In Classical Music
The ondes Martenot has been used by many composers, most notably Olivier Messiaen. He first used it in the Fête des Belles Eaux for six ondes, written for the 1937 International World's Fair in Paris and then used it in several of his works, including the Turangalîla-Symphonie and Trois Petites Liturgies de la Présence Divine. His opera Saint-François d'Assise requires three of the instruments. The composer's widow, Yvonne Loriod-Messiaen arranged and edited four unpublished Feuillets inedits for ondes Martenot and piano which were published in 2001. The ondes Martenot has also been used occasionally in transcriptions: Leopold Stokowski used the instrument in his ethereal orchestration of Buxtehude's Sarabande and Courante ("Auf Meinen Lieben Gott").

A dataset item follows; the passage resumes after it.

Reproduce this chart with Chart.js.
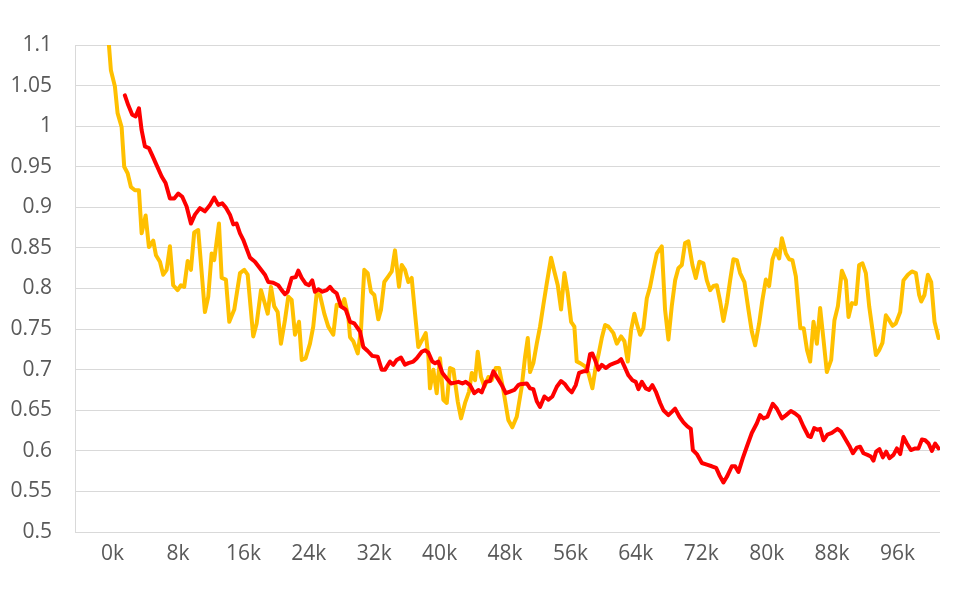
<!DOCTYPE html>
<html>
<head>
<meta charset="utf-8">
<script src="https://cdn.jsdelivr.net/npm/chart.js@4.4.1/dist/chart.umd.min.js"></script>
<style>
  html, body { margin: 0; padding: 0; background: #ffffff; }
  canvas { display: block; }
</style>
</head>
<body>
<canvas id="chart" width="956" height="591"></canvas>
<script>
// values (x in thousands)
var yellowX = [-0.45, -0.21, 0.28, 0.61, 1.10, 1.42, 1.84, 2.24, 2.73, 3.22, 3.55, 4.04, 4.44, 4.97, 5.30, 5.79, 6.19, 6.61, 7.01, 7.41,
  7.95, 8.36, 8.76, 9.18, 9.58, 9.98, 10.47, 11.29, 11.70, 12.11, 12.43, 13.01, 13.34, 13.86, 14.27, 14.88, 15.58, 16.10, 16.52, 17.20,
  17.62, 18.15, 18.55, 18.97, 19.37, 19.77, 20.19, 20.59, 21.08, 21.49, 21.90, 22.31, 22.80, 23.13, 23.61, 24.14, 24.54, 24.96, 25.36, 25.89,
  26.38, 26.99, 27.41, 27.93, 28.34, 28.83, 29.04, 29.44, 29.98, 30.38, 30.78, 31.20, 31.60, 32.01, 32.50, 32.83, 33.23, 33.72, 34.14, 34.54,
  35.03, 35.36, 35.76, 36.17, 36.58, 36.99, 37.39, 37.88, 38.30, 38.62, 38.82, 39.23, 39.64, 40.05, 40.45, 40.87, 41.27, 41.68, 42.21, 42.62,
  43.11, 43.60, 43.93, 44.33, 44.66, 45.06, 45.47, 45.96, 46.37, 46.86, 47.27, 47.79, 48.40, 48.89, 49.43, 50.04, 50.45, 50.78, 51.06, 51.46,
  51.88, 52.28, 52.69, 53.10, 53.63, 54.03, 54.45, 54.85, 55.26, 55.67, 56.08, 56.48, 56.77, 57.18, 57.79, 58.19, 58.68, 59.10, 59.42, 59.83,
  60.24, 60.64, 61.25, 61.67, 62.19, 62.60, 63.01, 63.42, 63.82, 64.11, 64.52, 64.92, 65.34, 65.74, 66.14, 66.56, 67.17, 67.57, 67.98, 68.39,
  68.80, 69.20, 69.62, 70.02, 70.43, 70.92, 71.33, 71.77, 72.26, 72.68, 73.08, 73.49, 73.90, 74.31, 74.71, 75.13, 75.53, 75.93, 76.35, 76.75,
  77.28, 77.77, 78.18, 78.59, 79.08, 79.48, 79.90, 80.30, 80.71, 81.12, 81.53, 81.86, 82.35, 82.75, 83.15, 83.57, 84.12, 84.53, 84.94, 85.32,
  85.73, 86.14, 86.54, 86.95, 87.36, 87.89, 88.29, 88.71, 89.20, 89.69, 90.01, 90.42, 90.91, 91.31, 91.72, 92.13, 92.54, 92.94, 93.36, 93.76,
  94.16, 94.58, 94.98, 95.39, 95.80, 96.33, 96.73, 97.27, 97.76, 98.25, 98.65, 98.90, 99.30, 99.72, 100.12, 100.53, 101.02];
var yellowY = [1.100, 1.069, 1.049, 1.016, 0.999, 0.950, 0.942, 0.925, 0.921, 0.921, 0.868, 0.890, 0.851, 0.859, 0.841, 0.833, 0.817, 0.823, 0.852, 0.804,
  0.798, 0.804, 0.802, 0.834, 0.823, 0.869, 0.872, 0.771, 0.790, 0.843, 0.835, 0.880, 0.813, 0.811, 0.759, 0.774, 0.819, 0.823, 0.817, 0.741,
  0.757, 0.798, 0.784, 0.769, 0.802, 0.778, 0.771, 0.732, 0.761, 0.790, 0.786, 0.743, 0.759, 0.712, 0.714, 0.732, 0.753, 0.794, 0.792, 0.769,
  0.753, 0.743, 0.780, 0.778, 0.787, 0.765, 0.740, 0.735, 0.720, 0.749, 0.823, 0.819, 0.796, 0.792, 0.762, 0.774, 0.808, 0.815, 0.821, 0.847,
  0.802, 0.829, 0.823, 0.808, 0.813, 0.769, 0.728, 0.737, 0.745, 0.716, 0.677, 0.700, 0.671, 0.714, 0.663, 0.659, 0.702, 0.700, 0.661, 0.640,
  0.659, 0.673, 0.696, 0.687, 0.722, 0.691, 0.679, 0.691, 0.687, 0.702, 0.702, 0.675, 0.638, 0.629, 0.642, 0.679, 0.716, 0.739, 0.697, 0.708,
  0.732, 0.753, 0.780, 0.806, 0.838, 0.821, 0.804, 0.774, 0.819, 0.794, 0.759, 0.753, 0.710, 0.708, 0.704, 0.696, 0.677, 0.704, 0.718, 0.739,
  0.755, 0.753, 0.745, 0.732, 0.741, 0.735, 0.710, 0.749, 0.769, 0.757, 0.743, 0.751, 0.788, 0.802, 0.823, 0.843, 0.852, 0.774, 0.737, 0.778,
  0.810, 0.825, 0.829, 0.856, 0.858, 0.829, 0.813, 0.833, 0.831, 0.810, 0.798, 0.803, 0.804, 0.784, 0.760, 0.782, 0.810, 0.836, 0.835, 0.819,
  0.808, 0.774, 0.747, 0.730, 0.757, 0.786, 0.811, 0.803, 0.836, 0.848, 0.837, 0.862, 0.843, 0.836, 0.835, 0.815, 0.751, 0.751, 0.724, 0.710,
  0.759, 0.732, 0.776, 0.737, 0.697, 0.712, 0.761, 0.778, 0.822, 0.810, 0.765, 0.782, 0.781, 0.829, 0.831, 0.819, 0.778, 0.749, 0.718, 0.724,
  0.733, 0.767, 0.761, 0.754, 0.757, 0.771, 0.810, 0.817, 0.821, 0.819, 0.792, 0.784, 0.792, 0.817, 0.808, 0.759, 0.739];

var redX = [1.50, 1.91, 2.40, 2.81, 3.22, 3.55, 3.95, 4.44, 4.85, 5.38, 6.00, 6.48, 7.01, 7.54, 8.03, 8.52, 9.05, 9.58, 10.07, 10.68,
  11.29, 11.91, 12.43, 12.92, 13.41, 13.83, 14.35, 14.76, 15.17, 15.58, 15.98, 16.80, 17.41, 18.02, 18.63, 19.04, 19.65, 20.26, 20.68, 21.08,
  21.41, 21.90, 22.39, 22.71, 23.13, 23.61, 24.02, 24.42, 24.75, 25.16, 25.65, 26.18, 26.59, 26.99, 27.41, 27.93, 28.51, 29.04, 29.56, 30.26,
  30.66, 31.20, 31.76, 32.42, 32.91, 33.32, 33.93, 34.33, 34.75, 35.27, 35.76, 36.17, 36.78, 37.20, 37.81, 38.21, 38.62, 39.10, 39.44, 39.84,
  40.33, 40.87, 41.39, 41.88, 42.29, 42.78, 43.19, 43.72, 44.24, 44.73, 45.15, 45.64, 46.16, 46.57, 47.11, 47.60, 48.09, 48.61, 49.14, 49.63,
  49.83, 50.66, 51.06, 51.46, 51.88, 52.28, 52.81, 53.30, 53.79, 54.33, 54.85, 55.34, 55.75, 56.16, 56.65, 57.05, 57.58, 58.00, 58.40, 58.68,
  59.01, 59.42, 59.83, 60.32, 60.85, 61.37, 61.86, 62.19, 62.60, 63.09, 63.58, 63.99, 64.31, 64.73, 65.22, 65.62, 66.02, 66.44, 66.97, 67.37,
  67.98, 68.40, 68.80, 69.33, 69.82, 70.30, 70.72, 70.97, 71.46, 72.07, 72.68, 73.29, 73.82, 74.22, 74.71, 75.13, 75.74, 76.14, 76.55, 77.08,
  77.57, 78.18, 78.80, 79.20, 79.60, 80.09, 80.75, 81.24, 81.86, 82.38, 82.96, 83.48, 83.97, 84.50, 85.11, 85.40, 85.81, 86.21, 86.54, 86.95,
  87.43, 87.97, 88.66, 89.07, 89.60, 90.12, 90.54, 91.03, 91.43, 91.84, 92.33, 92.74, 93.06, 93.39, 93.80, 94.21, 94.62, 95.02, 95.51, 95.93,
  96.33, 96.73, 97.15, 97.64, 98.17, 98.57, 98.99, 99.39, 99.80, 100.21, 100.61, 101.02];
var redY = [1.038, 1.026, 1.014, 1.012, 1.022, 0.995, 0.975, 0.973, 0.964, 0.952, 0.938, 0.930, 0.911, 0.911, 0.917, 0.913, 0.901, 0.880, 0.891, 0.899,
  0.895, 0.903, 0.912, 0.903, 0.905, 0.900, 0.891, 0.879, 0.880, 0.868, 0.860, 0.838, 0.833, 0.825, 0.817, 0.808, 0.807, 0.804, 0.798, 0.793,
  0.796, 0.813, 0.814, 0.822, 0.813, 0.806, 0.804, 0.810, 0.796, 0.799, 0.796, 0.798, 0.802, 0.797, 0.794, 0.778, 0.774, 0.759, 0.757, 0.747,
  0.728, 0.723, 0.717, 0.716, 0.700, 0.700, 0.710, 0.706, 0.712, 0.715, 0.706, 0.708, 0.710, 0.714, 0.722, 0.724, 0.721, 0.710, 0.708, 0.710,
  0.696, 0.689, 0.683, 0.684, 0.685, 0.683, 0.685, 0.681, 0.671, 0.675, 0.672, 0.685, 0.686, 0.698, 0.689, 0.681, 0.671, 0.673, 0.675, 0.681,
  0.682, 0.683, 0.677, 0.676, 0.661, 0.654, 0.667, 0.663, 0.667, 0.679, 0.686, 0.682, 0.676, 0.672, 0.681, 0.696, 0.698, 0.698, 0.719, 0.720,
  0.712, 0.700, 0.706, 0.702, 0.706, 0.708, 0.710, 0.713, 0.704, 0.693, 0.687, 0.685, 0.676, 0.685, 0.677, 0.675, 0.681, 0.673, 0.659, 0.650,
  0.644, 0.648, 0.652, 0.642, 0.635, 0.630, 0.627, 0.601, 0.596, 0.585, 0.583, 0.581, 0.579, 0.570, 0.561, 0.568, 0.581, 0.581, 0.574, 0.591,
  0.605, 0.622, 0.634, 0.644, 0.640, 0.642, 0.658, 0.652, 0.640, 0.644, 0.649, 0.646, 0.642, 0.630, 0.618, 0.617, 0.628, 0.626, 0.627, 0.613,
  0.620, 0.622, 0.627, 0.624, 0.615, 0.606, 0.597, 0.604, 0.605, 0.597, 0.595, 0.593, 0.588, 0.599, 0.602, 0.592, 0.599, 0.591, 0.595, 0.603,
  0.596, 0.617, 0.609, 0.601, 0.603, 0.603, 0.614, 0.613, 0.609, 0.600, 0.609, 0.603];

var xTicks = [0, 8, 16, 24, 32, 40, 48, 56, 64, 72, 80, 88, 96];
var yTicks = [0.5, 0.55, 0.6, 0.65, 0.7, 0.75, 0.8, 0.85, 0.9, 0.95, 1, 1.05, 1.1];

function toPoints(xs, ys) {
  return xs.map(function (x, i) { return { x: x, y: ys[i] }; });
}

Chart.defaults.font.family = "'Open Sans', sans-serif";
Chart.defaults.font.size = 21;
Chart.defaults.color = '#595959';

var ctx = document.getElementById('chart').getContext('2d');
var chart = new Chart(ctx, {
  type: 'line',
  data: {
    datasets: [{
      data: toPoints(redX, redY),
      borderColor: '#FF0000',
      borderWidth: 4,
      pointRadius: 0,
      tension: 0,
      borderJoinStyle: 'round',
      borderCapStyle: 'round'
    }, {
      data: toPoints(yellowX, yellowY),
      borderColor: '#FFC000',
      borderWidth: 4,
      pointRadius: 0,
      tension: 0,
      borderJoinStyle: 'round',
      borderCapStyle: 'round'
    }]
  },
  options: {
    responsive: false,
    animation: false,
    layout: { padding: { top: 45, right: 16, left: 0, bottom: 0 } },
    plugins: { legend: { display: false }, tooltip: { enabled: false } },
    scales: {
      x: {
        type: 'linear',
        min: -4.6,
        max: 101.2,
        grid: { display: false, drawTicks: false },
        border: { display: false },
        afterBuildTicks: function (scale) {
          scale.ticks = xTicks.map(function (v) { return { value: v }; });
        },
        afterFit: function (scale) { scale.height = 59; },
        ticks: {
          padding: 9,
          maxRotation: 0,
          autoSkip: false,
          callback: function (v) { return v + 'k'; }
        }
      },
      y: {
        min: 0.5,
        max: 1.1,
        grid: { color: '#D9D9D9', lineWidth: 1, drawTicks: false },
        border: { display: true, color: '#D9D9D9', width: 1 },
        afterBuildTicks: function (scale) {
          scale.ticks = yTicks.map(function (v) { return { value: v }; });
        },
        afterFit: function (scale) { scale.width = 75; },
        ticks: {
          padding: 23,
          autoSkip: false,
          callback: function (v) { return String(v); }
        }
      }
    }
  }
});
</script>
</body>
</html>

Other notable composers who have employed the ondes Martenot in their works include Charles Koechlin, Edgard Varèse (as a replacement for two theremin instruments in his work Ecuatorial), Arthur Honegger, Darius Milhaud, Cemal Reşit Rey, Maurice Jarre, Sylvano Bussotti, Giacinto Scelsi, Marcel Landowski, Karel Goeyvaerts, Pierre Boulez, Tristan Murail, Henri Tomasi, and Frank Zappa. André Jolivet wrote a prominent concerto for it in 1947. Bohuslav Martinů authorized the adaptation of his Fantasie to the use of the ondes Martenot when it proved difficult to perform on the Theremin, for which it was originally written.
Estimates of the number of works written for ondes Martenot vary. Hugh Davies reckoned there to be around a thousand works composed for the instrument. Jeanne Loriod's figures are the more widely quoted: she estimated that there were 300 pieces of chamber music, including 14 concertos. Jacques Tchamkerten's provisional catalogue of works for ondes, included in the current reprinting of Loriod's Technique, lists far fewer works than either of these figures.